Denise Stokes (born March 31, 1969) is an American HIV activist and consultant. She is best known for her role on the Presidential Advisory Council on HIV/AIDS and for her activism in support of her fellow HIV-positive individuals.

==Biography==
Stokes was born in Manhattan and raised in Atlanta, Georgia. At a young age, her goal was to study poetry at Harvard University or UCLA. At age 13, she was raped by a construction worker in Savannah, Georgia. At 16, she decided she wanted to join the U.S. military, but was turned away by the recruiter, who stated that she had contracted HIV and that she'd "die before you turn 21". At that time, she believed she had contracted the disease from her boyfriend, who was bisexual, but she later learned she had contracted the disease from when she was raped.

When she told her mother she was HIV-positive, she was forced out of the house to protect the rest of the family, and lived at a bowling alley for the remainder of her high school while working at a fast food restaurant.

She slowly began becoming addicted to drugs, first alcohol, then cannabis, and eventually crack cocaine. She swapped sex for drugs, and while she did use condoms, she did not inform her partners that she was positive for HIV. The one time she did disclose it, to a man trying to force himself on her, he broke her jaw. She also worked many jobs, including selling life insurance. She started checking herself into drug treatment facilities after being harassed by a group of teenage drug dealers. She subsequently worked with an AIDS-supporting nonprofit to do outreach work. She has recounted doctors misprescribing her with a medication that caused skin lesions and being required to wait outside in line for hours for medication, collapsing in her own urine, while hospital employees stepped over her.

During the Clinton administration, she served on the Presidential Advisory Council on HIV/AIDS, where she gave a speech at announcing of the HIV/AIDS Initiative for Minority Communities and was acknowledged by President Bill Clinton. She also featured in the government campaign to promote the use of condoms, starring in two ads.

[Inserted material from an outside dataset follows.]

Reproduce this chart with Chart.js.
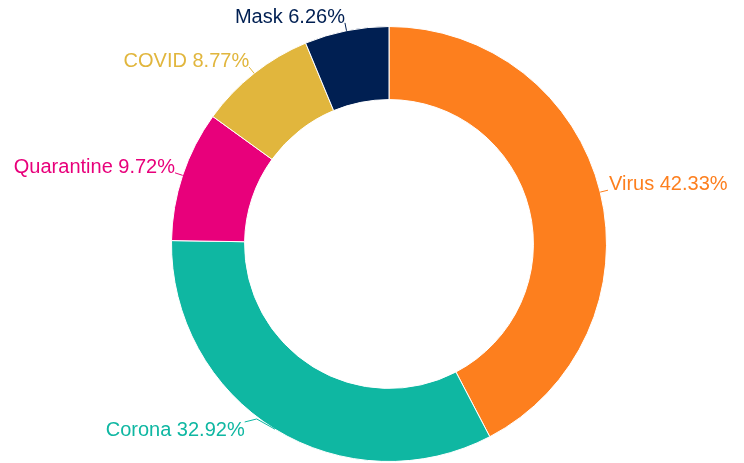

She spoke at the 2004 Democratic National Convention, where her speech focused on AIDS issues. She spoke between Governor Kathleen Sebelius and Mayor Don Plusquellic.

She is also a frequent public speaker. She served as a spokesperson for the Rap it Up campaign for condoms, and contributed to James Adler's Memento Mori.

She released a spoken-word poem CD, The Glass Staircase, on her birthday March 31, 2002. She is also the author of a memoir, From The Crack House To The White House.